Colin Stewart’a BM’nin Kıbrıslı Türkler ile Kıbrıslı Rumları yakınlaştırmak için ne yaptığı da soruldu. Kıbrıslı Türklerle ve Rumlarla, özellikle de gençlerle temas etmek için çok şeyler yaptıklarını belirten Stewart “daha önce yan yana gelmemiş insanları ne zaman bir araya getirsek, öteki tarafın bildikleri ve öğrendikleri kadar kötü olmadığını anlıyorlar. Neticede, aynıyız diyorlar” dedi, şöyle devam etti:
“Elimizden geldiğince köprü kurmaya çalışıyoruz çünkü elimizdeki kamuoyu yoklamalarının, iki toplum arasında ne kadar çok temas olursa aralarında o kadar çok güven olduğunu gösterdiğini biliyoruz. Bir çözüm perspektifi böyle doğar, insanlar bu perspektiflere bu şekilde daha açık olur.”

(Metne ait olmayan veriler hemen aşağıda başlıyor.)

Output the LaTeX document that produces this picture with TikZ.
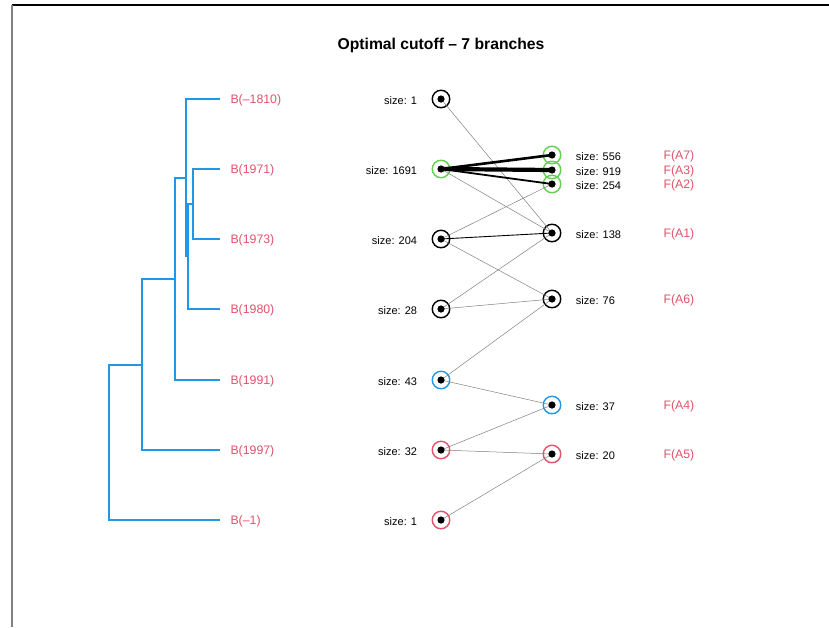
\documentclass[tikz,border=0pt]{standalone}
\usepackage{fontspec}
\setmainfont{Liberation Sans}
\usetikzlibrary{positioning}
\definecolor{treeblue}{HTML}{2297E6}
\definecolor{labred}{HTML}{DF536B}
\definecolor{grpgreen}{HTML}{61D04F}

\begin{document}
\begin{tikzpicture}[x=1pt, y=-1pt, font=\fontsize{11}{13}\selectfont,
  ring/.style = {draw, circle, line width=1.4pt, minimum size=17.5pt, inner sep=0pt},
  tree/.style = {treeblue, line width=1.4pt},
  link/.style = {gray, line width=0.5pt},
  lab/.style = {labred, anchor=west, font=\fontsize{12.3}{14}\selectfont}]
\useasboundingbox (0,0) rectangle (829,627);
\draw[line width=1.5pt] (12,5) -- (829,5);
\draw[gray, line width=2pt] (12,5) -- (12,627);

\node[font=\bfseries\fontsize{15.7}{18}\selectfont] (title) at (441,45) {Optimal cutoff – 7 branches};

% dendrogram
\node[lab] (b1) at (227,100)  {B(–1810)};
\node[lab] (b2) at (227,170) {B(1971)};
\node[lab] (b3) at (227,240) {B(1973)};
\node[lab] (b4) at (227,310) {B(1980)};
\node[lab] (b5) at (227,381) {B(1991)};
\node[lab] (b6) at (227,451) {B(1997)};
\node[lab] (b7) at (227,521) {B(–1)};

\draw[tree] (220,169) -| (193,239) -- (220,239);
\draw[tree] (193,204) -| (188,309) -- (220,309);
\draw[tree] (188,256) -| (186,99) -- (220,99);
\draw[tree] (186,178) -| (175,380) -- (220,380);
\draw[tree] (175,279) -| (142,450) -- (220,450);
\draw[tree] (142,365) -| (109,520) -- (220,520);

% left column
\node[ring] (l1) at (441,99) {};
\node[ring, draw=grpgreen] (l2) at (441,169) {};
\node[ring] (l3) at (441,239) {};
\node[ring] (l4) at (441,309) {};
\node[ring, draw=treeblue] (l5) at (441,380) {};
\node[ring, draw=labred] (l6) at (441,450) {};
\node[ring, draw=labred] (l7) at (441,520) {};

\node[left=11pt of l1, yshift=-1.5pt] {size: 1};
\node[left=11pt of l2, yshift=-1.5pt] {size: 1691};
\node[left=11pt of l3, yshift=-1.5pt] {size: 204};
\node[left=11pt of l4, yshift=-1.5pt] {size: 28};
\node[left=11pt of l5, yshift=-1.5pt] {size: 43};
\node[left=11pt of l6, yshift=-1.5pt] {size: 32};
\node[left=11pt of l7, yshift=-1.5pt] {size: 1};

% right column
\node[ring, draw=grpgreen] (r1) at (552,155) {};
\node[ring, draw=grpgreen] (r2) at (552,170) {};
\node[ring, draw=grpgreen] (r3) at (552,184) {};
\node[ring] (r4) at (552,233) {};
\node[ring] (r5) at (552,299) {};
\node[ring, draw=treeblue] (r6) at (552,405) {};
\node[ring, draw=labred] (r7) at (552,454) {};

\node[right=11pt of r1, yshift=-1.5pt] {size: 556};
\node[right=11pt of r2, yshift=-1.5pt] {size: 919};
\node[right=11pt of r3, yshift=-1.5pt] {size: 254};
\node[right=11pt of r4, yshift=-1.5pt] {size: 138};
\node[right=11pt of r5, yshift=-1.5pt] {size: 76};
\node[right=11pt of r6, yshift=-1.5pt] {size: 37};
\node[right=11pt of r7, yshift=-1.5pt] {size: 20};

\node[lab] (f1) at (660,156) {F(A7)};
\node[lab] (f2) at (660,171) {F(A3)};
\node[lab] (f3) at (660,185) {F(A2)};
\node[lab] (f4) at (660,234) {F(A1)};
\node[lab] (f5) at (660,300) {F(A6)};
\node[lab] (f6) at (660,406) {F(A4)};
\node[lab] (f7) at (660,455) {F(A5)};

% links
\draw[link] (l1.center) -- (r4.center);
\draw[line width=2.6pt] (l2.center) -- (r1.center);
\draw[line width=4.2pt] (l2.center) -- (r2.center);
\draw[line width=1.8pt] (l2.center) -- (r3.center);
\draw[link] (l2.center) -- (r4.center);
\draw[link] (l3.center) -- (r3.center);
\draw[line width=0.9pt] (l3.center) -- (r4.center);
\draw[link] (l3.center) -- (r5.center);
\draw[link] (l4.center) -- (r4.center);
\draw[link] (l4.center) -- (r5.center);
\draw[link] (l5.center) -- (r5.center);
\draw[link] (l5.center) -- (r6.center);
\draw[link] (l6.center) -- (r6.center);
\draw[link] (l6.center) -- (r7.center);
\draw[link] (l7.center) -- (r7.center);

% centre dots
\foreach \n in {l1,l2,l3,l4,l5,l6,l7,r1,r2,r3,r4,r5,r6,r7}
  \fill (\n.center) circle (3.6);
\end{tikzpicture}
\end{document}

-“Ara bölgeye güneş parkı”
Stewart’a son olarak ara bölgeye büyük bir güneş parkı yapılması konusu soruldu. Bu konuda bir inceleme bulunduğunu ve her hafta iki müzakereci ile üçlü bir görüşme yaptıklarını, bu görüşmelerde bazı kararlar alındığını ve teknik komitelere bilgi ve talimat verildiğini belirtti, şunları ekledi:
“Güneş Parkı fikri üçlü görüşmelerimiz sırasında ortaya çıktı. AB projeyi finanse ediyor ve bir fizibilite çalışması için para verdi. Nihai sonuçları bekliyoruz. Projenin iki toplumluluk felsefesini korumak için ara bölgede olması gerektiğine inanıyoruz. Pile muhtemel bir konumdur ancak fizibilite raporunu bekliyoruz, ardından da bir anlaşmayı siyasi açıdan mümkün kılmaya çalışacağız. Bunun, elektrik üretecek büyük bir güven yaratıcı proje olabileceğine dair büyük bir umudum var. Sorunu ya depolama aracılığıyla ya da iki tarafın elektrik şebekelerine bağlayarak çözersek mükemmel bir şey olacak.”